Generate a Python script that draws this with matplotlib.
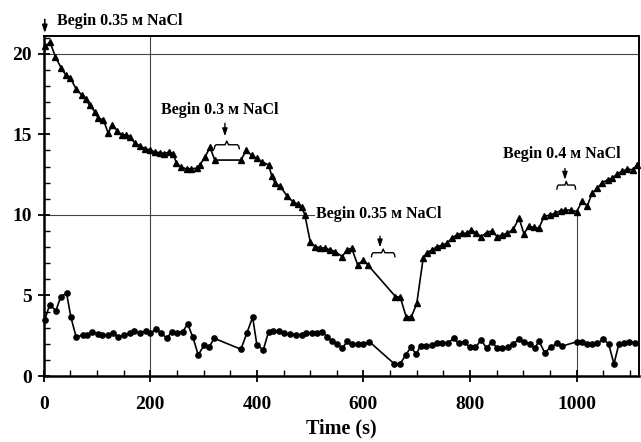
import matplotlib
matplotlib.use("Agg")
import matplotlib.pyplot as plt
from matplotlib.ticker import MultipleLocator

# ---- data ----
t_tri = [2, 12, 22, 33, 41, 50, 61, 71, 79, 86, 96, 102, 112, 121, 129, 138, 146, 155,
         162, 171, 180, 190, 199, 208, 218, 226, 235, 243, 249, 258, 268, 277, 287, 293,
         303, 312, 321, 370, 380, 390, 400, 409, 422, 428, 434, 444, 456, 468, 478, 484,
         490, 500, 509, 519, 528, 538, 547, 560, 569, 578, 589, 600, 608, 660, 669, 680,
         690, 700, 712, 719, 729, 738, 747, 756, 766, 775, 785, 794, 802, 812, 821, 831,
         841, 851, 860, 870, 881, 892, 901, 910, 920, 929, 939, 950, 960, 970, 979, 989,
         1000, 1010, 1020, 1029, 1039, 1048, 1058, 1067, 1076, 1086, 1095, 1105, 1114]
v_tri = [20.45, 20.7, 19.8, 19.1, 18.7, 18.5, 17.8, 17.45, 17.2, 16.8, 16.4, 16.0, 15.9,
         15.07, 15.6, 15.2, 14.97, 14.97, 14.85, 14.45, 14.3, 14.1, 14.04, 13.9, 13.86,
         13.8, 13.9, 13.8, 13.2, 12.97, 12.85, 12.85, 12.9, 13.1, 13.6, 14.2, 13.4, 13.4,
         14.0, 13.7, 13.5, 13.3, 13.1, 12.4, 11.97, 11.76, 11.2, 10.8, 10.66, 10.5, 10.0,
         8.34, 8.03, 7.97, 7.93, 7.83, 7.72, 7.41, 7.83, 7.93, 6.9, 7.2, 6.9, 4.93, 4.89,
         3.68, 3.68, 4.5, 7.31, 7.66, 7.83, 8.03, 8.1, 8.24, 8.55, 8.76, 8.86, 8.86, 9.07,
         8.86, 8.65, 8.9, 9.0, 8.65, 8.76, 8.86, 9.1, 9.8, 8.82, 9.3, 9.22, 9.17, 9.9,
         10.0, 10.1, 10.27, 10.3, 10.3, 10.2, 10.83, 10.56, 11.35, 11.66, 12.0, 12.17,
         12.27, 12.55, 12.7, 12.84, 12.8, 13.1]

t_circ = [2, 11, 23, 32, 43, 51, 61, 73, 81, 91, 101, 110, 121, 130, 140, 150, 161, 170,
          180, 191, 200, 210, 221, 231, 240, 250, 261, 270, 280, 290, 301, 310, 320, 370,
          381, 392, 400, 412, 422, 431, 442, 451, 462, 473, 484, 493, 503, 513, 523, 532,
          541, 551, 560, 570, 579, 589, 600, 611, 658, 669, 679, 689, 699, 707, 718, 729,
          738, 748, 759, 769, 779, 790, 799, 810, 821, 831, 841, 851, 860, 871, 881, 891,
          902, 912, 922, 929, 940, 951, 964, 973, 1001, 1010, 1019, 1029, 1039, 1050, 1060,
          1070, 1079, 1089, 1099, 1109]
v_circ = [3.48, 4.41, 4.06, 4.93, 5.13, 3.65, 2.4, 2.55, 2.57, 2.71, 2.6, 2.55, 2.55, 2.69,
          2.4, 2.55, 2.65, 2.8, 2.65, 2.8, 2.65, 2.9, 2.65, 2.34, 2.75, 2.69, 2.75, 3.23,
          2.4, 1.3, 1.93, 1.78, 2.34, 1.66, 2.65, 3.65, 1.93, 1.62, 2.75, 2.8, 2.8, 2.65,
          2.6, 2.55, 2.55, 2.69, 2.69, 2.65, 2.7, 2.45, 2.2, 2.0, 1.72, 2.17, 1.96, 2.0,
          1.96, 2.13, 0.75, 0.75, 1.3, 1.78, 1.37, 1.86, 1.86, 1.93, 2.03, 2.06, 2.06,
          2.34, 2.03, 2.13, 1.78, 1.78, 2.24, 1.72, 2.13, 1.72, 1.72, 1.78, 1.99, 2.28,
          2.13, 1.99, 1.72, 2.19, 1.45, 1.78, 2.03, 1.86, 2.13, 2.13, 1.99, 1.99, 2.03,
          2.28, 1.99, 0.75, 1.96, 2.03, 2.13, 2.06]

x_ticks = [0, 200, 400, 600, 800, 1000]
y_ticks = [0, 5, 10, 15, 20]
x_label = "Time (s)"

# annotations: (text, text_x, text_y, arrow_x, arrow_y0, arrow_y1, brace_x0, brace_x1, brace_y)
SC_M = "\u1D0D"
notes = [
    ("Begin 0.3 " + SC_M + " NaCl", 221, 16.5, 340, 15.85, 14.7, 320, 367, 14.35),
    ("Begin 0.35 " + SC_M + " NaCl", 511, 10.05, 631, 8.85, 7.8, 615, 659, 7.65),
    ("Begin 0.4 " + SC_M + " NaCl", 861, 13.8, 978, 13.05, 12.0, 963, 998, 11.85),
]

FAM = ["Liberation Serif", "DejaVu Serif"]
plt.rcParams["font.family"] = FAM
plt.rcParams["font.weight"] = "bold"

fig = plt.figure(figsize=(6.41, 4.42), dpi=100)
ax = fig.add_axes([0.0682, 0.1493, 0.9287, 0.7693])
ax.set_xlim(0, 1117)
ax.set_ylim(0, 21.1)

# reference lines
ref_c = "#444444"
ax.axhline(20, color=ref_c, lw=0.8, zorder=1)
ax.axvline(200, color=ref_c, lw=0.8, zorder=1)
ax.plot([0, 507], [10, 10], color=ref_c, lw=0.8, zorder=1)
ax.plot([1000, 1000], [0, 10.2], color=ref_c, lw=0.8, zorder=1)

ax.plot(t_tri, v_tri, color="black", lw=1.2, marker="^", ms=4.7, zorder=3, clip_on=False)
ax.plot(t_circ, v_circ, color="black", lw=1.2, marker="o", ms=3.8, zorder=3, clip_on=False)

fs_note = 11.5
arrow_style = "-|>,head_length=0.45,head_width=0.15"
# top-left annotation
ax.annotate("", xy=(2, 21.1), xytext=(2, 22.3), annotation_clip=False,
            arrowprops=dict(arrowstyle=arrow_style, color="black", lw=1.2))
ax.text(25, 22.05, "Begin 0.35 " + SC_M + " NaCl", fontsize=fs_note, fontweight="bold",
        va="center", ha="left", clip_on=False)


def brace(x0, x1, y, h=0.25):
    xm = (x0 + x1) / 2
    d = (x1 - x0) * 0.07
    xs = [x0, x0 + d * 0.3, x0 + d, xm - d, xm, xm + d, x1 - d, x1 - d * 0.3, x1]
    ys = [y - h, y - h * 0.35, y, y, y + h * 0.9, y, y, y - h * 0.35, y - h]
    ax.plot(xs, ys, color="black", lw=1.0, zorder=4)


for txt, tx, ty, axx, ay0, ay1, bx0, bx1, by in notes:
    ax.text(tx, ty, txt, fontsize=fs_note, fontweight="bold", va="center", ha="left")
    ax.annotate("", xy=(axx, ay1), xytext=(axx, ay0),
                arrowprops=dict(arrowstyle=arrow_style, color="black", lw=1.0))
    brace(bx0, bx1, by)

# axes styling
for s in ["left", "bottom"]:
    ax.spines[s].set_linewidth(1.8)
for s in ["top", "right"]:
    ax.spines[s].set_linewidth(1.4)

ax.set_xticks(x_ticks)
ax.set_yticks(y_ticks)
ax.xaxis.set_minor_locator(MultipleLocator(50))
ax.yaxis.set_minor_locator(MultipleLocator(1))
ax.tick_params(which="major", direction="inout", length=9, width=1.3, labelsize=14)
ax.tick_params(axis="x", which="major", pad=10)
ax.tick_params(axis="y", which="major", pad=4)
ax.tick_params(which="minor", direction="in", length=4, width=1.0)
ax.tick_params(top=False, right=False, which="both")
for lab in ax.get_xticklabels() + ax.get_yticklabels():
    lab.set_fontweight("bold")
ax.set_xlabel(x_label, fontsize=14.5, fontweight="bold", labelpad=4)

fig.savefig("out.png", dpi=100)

────

Everything from the first line of the listing above through the line that contains "from matplotlib.ticker import MultipleLocator" is to be restated word for word, minus the pictures.

→ Final result
Generate a Python script that draws this with matplotlib.
import matplotlib
matplotlib.use("Agg")
import matplotlib.pyplot as plt
from matplotlib.ticker import MultipleLocator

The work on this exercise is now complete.